— YOUR OBJECTIVE —
Transcribe each line exactly.

— DATA SHOWN —

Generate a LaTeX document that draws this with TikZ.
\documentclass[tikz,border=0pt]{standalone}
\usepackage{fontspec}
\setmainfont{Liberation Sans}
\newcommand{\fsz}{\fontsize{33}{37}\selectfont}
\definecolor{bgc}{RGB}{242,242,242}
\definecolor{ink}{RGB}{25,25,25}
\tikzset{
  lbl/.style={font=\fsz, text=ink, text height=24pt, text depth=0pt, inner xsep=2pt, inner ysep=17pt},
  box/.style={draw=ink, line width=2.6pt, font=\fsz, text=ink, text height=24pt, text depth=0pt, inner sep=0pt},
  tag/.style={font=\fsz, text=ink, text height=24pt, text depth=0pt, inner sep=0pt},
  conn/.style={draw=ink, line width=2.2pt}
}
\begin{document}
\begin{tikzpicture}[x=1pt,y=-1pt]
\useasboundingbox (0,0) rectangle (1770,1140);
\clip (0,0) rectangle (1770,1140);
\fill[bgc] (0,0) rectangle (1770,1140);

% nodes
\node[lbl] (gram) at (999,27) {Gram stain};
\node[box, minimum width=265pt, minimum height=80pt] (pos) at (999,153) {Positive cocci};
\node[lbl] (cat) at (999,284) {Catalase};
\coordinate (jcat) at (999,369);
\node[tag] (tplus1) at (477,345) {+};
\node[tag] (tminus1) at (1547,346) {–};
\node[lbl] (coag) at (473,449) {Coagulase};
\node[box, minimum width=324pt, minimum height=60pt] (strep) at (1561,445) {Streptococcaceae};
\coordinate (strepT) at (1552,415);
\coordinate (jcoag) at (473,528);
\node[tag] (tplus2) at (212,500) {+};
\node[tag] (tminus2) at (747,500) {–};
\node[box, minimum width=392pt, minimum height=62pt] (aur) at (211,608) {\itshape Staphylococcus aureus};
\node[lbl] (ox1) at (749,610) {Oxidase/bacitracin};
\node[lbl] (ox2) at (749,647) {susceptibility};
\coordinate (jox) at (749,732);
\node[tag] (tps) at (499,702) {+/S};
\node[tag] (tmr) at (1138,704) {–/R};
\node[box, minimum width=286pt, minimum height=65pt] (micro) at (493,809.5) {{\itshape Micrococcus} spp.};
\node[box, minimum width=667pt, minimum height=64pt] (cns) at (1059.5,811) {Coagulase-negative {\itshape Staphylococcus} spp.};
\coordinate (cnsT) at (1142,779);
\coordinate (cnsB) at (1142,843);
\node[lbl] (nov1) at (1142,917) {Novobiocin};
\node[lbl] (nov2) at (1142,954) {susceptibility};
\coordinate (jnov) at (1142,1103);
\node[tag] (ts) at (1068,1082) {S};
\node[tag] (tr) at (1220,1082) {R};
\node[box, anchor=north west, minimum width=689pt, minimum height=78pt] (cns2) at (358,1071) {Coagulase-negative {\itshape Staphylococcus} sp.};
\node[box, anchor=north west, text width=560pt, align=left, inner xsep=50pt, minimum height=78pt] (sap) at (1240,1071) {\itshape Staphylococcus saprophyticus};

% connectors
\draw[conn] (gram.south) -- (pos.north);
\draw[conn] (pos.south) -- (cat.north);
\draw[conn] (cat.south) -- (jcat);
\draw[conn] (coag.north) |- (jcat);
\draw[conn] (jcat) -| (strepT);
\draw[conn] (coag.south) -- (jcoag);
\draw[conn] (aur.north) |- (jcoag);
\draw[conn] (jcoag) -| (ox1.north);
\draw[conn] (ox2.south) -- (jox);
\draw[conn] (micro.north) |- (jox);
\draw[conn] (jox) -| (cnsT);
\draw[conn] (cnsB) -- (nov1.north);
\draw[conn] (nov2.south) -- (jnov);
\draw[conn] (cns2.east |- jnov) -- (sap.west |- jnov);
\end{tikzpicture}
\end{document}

— SOLVED PROBLEM —
Generate a LaTeX document that draws this with TikZ.
\documentclass[tikz,border=0pt]{standalone}
\usepackage{fontspec}
\setmainfont{Liberation Sans}
\newcommand{\fsz}{\fontsize{33}{37}\selectfont}
\definecolor{bgc}{RGB}{242,242,242}
\definecolor{ink}{RGB}{25,25,25}
\tikzset{
  lbl/.style={font=\fsz, text=ink, text height=24pt, text depth=0pt, inner xsep=2pt, inner ysep=17pt},
  box/.style={draw=ink, line width=2.6pt, font=\fsz, text=ink, text height=24pt, text depth=0pt, inner sep=0pt},
  tag/.style={font=\fsz, text=ink, text height=24pt, text depth=0pt, inner sep=0pt},
  conn/.style={draw=ink, line width=2.2pt}
}
\begin{document}
\begin{tikzpicture}[x=1pt,y=-1pt]
\useasboundingbox (0,0) rectangle (1770,1140);
\clip (0,0) rectangle (1770,1140);
\fill[bgc] (0,0) rectangle (1770,1140);

% nodes
\node[lbl] (gram) at (999,27) {Gram stain};
\node[box, minimum width=265pt, minimum height=80pt] (pos) at (999,153) {Positive cocci};
\node[lbl] (cat) at (999,284) {Catalase};
\coordinate (jcat) at (999,369);
\node[tag] (tplus1) at (477,345) {+};
\node[tag] (tminus1) at (1547,346) {–};
\node[lbl] (coag) at (473,449) {Coagulase};
\node[box, minimum width=324pt, minimum height=60pt] (strep) at (1561,445) {Streptococcaceae};
\coordinate (strepT) at (1552,415);
\coordinate (jcoag) at (473,528);
\node[tag] (tplus2) at (212,500) {+};
\node[tag] (tminus2) at (747,500) {–};
\node[box, minimum width=392pt, minimum height=62pt] (aur) at (211,608) {\itshape Staphylococcus aureus};
\node[lbl] (ox1) at (749,610) {Oxidase/bacitracin};
\node[lbl] (ox2) at (749,647) {susceptibility};
\coordinate (jox) at (749,732);
\node[tag] (tps) at (499,702) {+/S};
\node[tag] (tmr) at (1138,704) {–/R};
\node[box, minimum width=286pt, minimum height=65pt] (micro) at (493,809.5) {{\itshape Micrococcus} spp.};
\node[box, minimum width=667pt, minimum height=64pt] (cns) at (1059.5,811) {Coagulase-negative {\itshape Staphylococcus} spp.};
\coordinate (cnsT) at (1142,779);
\coordinate (cnsB) at (1142,843);
\node[lbl] (nov1) at (1142,917) {Novobiocin};
\node[lbl] (nov2) at (1142,954) {susceptibility};
\coordinate (jnov) at (1142,1103);
\node[tag] (ts) at (1068,1082) {S};
\node[tag] (tr) at (1220,1082) {R};
\node[box, anchor=north west, minimum width=689pt, minimum height=78pt] (cns2) at (358,1071) {Coagulase-negative {\itshape Staphylococcus} sp.};
\node[box, anchor=north west, text width=560pt, align=left, inner xsep=50pt, minimum height=78pt] (sap) at (1240,1071) {\itshape Staphylococcus saprophyticus};

% connectors
\draw[conn] (gram.south) -- (pos.north);
\draw[conn] (pos.south) -- (cat.north);
\draw[conn] (cat.south) -- (jcat);
\draw[conn] (coag.north) |- (jcat);
\draw[conn] (jcat) -| (strepT);
\draw[conn] (coag.south) -- (jcoag);
\draw[conn] (aur.north) |- (jcoag);
\draw[conn] (jcoag) -| (ox1.north);
\draw[conn] (ox2.south) -- (jox);
\draw[conn] (micro.north) |- (jox);
\draw[conn] (jox) -| (cnsT);
\draw[conn] (cnsB) -- (nov1.north);
\draw[conn] (nov2.south) -- (jnov);
\draw[conn] (cns2.east |- jnov) -- (sap.west |- jnov);
\end{tikzpicture}
\end{document}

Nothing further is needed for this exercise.